Todas las demás líneas del argumento y desarrollo del film siguen en esa dirección de compacto maniqueísmo, de clichés reiterados: la tripulación que se ha ido de Marte al enterarse de que su compañero está vivo decide, desoyendo los consejos de la NASA y corriendo grandes peligros, regresar al planeta rojo a rescatarlo. Nadie duda un instante, el espíritu de solidaridad es compacto, inquebrantable. Entretanto en la Tierra, un pequeño genio de color, vestido del modo más negligente que alguien se pueda imaginar para un lugar como ese (así son de democráticos en el país del Norte, sobre todo con los negros), descubre, mediante cálculos asombrosos, un procedimiento para acelerar la llegada de la nave que regresa al planeta. Y se los cuenta a sus jefes inmediatos y al desconcertado director de la NASA, de quién él ignora su cargo e incluso quién es, pero no importa porque todo suma al gran objetivo. Y hay incluso hasta una agencia científica china que contribuye al rescate, acaso pensando, más que en la necesaria cooperación mundial que se debería dar en el plano de la ciencia, en que la película tiene en el país de Mao un mercado potencial interesantísimo en materia de réditos.
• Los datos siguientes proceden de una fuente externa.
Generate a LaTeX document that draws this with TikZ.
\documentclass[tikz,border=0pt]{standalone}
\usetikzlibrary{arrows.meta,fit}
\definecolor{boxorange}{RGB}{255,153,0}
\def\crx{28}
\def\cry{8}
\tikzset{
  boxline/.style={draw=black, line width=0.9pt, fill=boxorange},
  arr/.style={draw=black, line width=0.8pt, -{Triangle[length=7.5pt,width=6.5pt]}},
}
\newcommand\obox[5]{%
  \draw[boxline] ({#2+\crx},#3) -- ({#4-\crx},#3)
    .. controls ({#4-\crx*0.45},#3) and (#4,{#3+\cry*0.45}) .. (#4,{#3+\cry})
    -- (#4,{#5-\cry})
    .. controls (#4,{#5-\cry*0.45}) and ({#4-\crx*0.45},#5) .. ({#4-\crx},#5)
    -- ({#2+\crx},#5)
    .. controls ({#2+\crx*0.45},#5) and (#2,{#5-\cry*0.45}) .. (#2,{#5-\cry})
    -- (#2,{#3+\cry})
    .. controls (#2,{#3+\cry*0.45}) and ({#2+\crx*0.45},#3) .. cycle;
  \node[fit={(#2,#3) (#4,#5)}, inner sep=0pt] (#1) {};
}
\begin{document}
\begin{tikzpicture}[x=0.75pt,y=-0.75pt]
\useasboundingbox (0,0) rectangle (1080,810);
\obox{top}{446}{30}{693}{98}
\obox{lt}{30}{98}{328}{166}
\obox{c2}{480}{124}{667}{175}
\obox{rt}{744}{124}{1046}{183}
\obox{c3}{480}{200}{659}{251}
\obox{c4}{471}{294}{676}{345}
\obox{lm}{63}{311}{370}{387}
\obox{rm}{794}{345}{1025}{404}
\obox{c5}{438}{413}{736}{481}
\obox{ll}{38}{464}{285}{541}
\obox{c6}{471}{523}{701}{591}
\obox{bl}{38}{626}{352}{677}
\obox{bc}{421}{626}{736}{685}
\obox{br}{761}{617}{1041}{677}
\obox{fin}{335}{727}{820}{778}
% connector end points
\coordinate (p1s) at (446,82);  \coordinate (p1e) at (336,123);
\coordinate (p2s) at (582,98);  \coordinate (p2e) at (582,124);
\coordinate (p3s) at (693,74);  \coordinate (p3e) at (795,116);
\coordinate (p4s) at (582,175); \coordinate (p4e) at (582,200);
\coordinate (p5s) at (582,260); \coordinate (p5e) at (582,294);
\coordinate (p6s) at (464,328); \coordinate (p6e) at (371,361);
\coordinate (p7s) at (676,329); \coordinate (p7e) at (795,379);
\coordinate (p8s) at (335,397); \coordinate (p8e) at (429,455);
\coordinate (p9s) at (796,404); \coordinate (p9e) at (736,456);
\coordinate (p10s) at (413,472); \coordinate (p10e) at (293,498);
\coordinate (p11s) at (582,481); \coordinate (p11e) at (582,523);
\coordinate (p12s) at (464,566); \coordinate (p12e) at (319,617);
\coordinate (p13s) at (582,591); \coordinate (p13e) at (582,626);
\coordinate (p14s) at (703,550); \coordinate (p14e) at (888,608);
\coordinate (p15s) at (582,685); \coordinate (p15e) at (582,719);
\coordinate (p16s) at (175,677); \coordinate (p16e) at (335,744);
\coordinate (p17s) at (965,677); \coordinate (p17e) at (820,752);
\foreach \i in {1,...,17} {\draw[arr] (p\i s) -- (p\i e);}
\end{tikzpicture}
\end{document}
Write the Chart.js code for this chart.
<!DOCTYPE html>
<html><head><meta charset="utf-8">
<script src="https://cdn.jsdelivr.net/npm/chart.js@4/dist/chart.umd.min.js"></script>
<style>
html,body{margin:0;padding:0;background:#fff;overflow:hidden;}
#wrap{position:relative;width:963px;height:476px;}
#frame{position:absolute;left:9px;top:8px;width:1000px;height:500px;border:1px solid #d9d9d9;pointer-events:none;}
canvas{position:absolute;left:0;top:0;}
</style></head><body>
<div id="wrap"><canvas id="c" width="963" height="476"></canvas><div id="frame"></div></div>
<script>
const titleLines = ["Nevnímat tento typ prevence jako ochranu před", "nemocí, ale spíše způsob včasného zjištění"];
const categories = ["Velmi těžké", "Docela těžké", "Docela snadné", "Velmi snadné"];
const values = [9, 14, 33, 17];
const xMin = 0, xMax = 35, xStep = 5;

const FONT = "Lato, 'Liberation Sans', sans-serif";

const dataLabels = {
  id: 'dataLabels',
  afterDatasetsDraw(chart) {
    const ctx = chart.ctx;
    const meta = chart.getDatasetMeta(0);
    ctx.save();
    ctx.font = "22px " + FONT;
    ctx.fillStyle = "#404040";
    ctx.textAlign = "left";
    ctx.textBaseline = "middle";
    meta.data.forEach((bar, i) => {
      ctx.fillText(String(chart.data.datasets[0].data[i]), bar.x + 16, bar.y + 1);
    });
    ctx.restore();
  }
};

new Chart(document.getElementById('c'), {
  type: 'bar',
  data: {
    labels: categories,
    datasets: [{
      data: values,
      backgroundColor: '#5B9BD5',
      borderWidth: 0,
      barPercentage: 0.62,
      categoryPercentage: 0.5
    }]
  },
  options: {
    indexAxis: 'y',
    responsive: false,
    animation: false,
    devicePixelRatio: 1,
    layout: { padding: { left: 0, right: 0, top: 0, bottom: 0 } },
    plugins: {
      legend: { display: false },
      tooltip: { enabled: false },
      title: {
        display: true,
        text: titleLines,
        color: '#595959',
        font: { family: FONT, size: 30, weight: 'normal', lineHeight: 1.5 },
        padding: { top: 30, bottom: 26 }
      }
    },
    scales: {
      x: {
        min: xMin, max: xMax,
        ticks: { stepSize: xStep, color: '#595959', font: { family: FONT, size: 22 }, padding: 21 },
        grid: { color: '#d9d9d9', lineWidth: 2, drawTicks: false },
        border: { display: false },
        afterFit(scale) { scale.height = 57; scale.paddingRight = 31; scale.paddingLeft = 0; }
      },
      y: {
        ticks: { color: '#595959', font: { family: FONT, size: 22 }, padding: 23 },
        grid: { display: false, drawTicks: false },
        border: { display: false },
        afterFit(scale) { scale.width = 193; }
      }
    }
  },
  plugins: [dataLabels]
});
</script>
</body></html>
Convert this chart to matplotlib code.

De ese modo se van ordenando los hechos, aunque de tanto en tanto surgen dificultades, pero alguna cabeza privilegiada y una dosis de valor indispensable, esa que hace que en las películas un solo norteamericano pueda ganar una guerra que nunca se ganó, hacen el resto. Por esas latitudes del mundo cinematográfico transita desde hace rato Ridley Scott. El elenco tiene varios rostros conocidos, empezando por el de Matt Damon, en un papel que no se recordará entre sus mejores trabajos, y otros más que siguen una regla de oro de la meca del cine: al laburo no se le hace asco, sobre todo si está bien pago.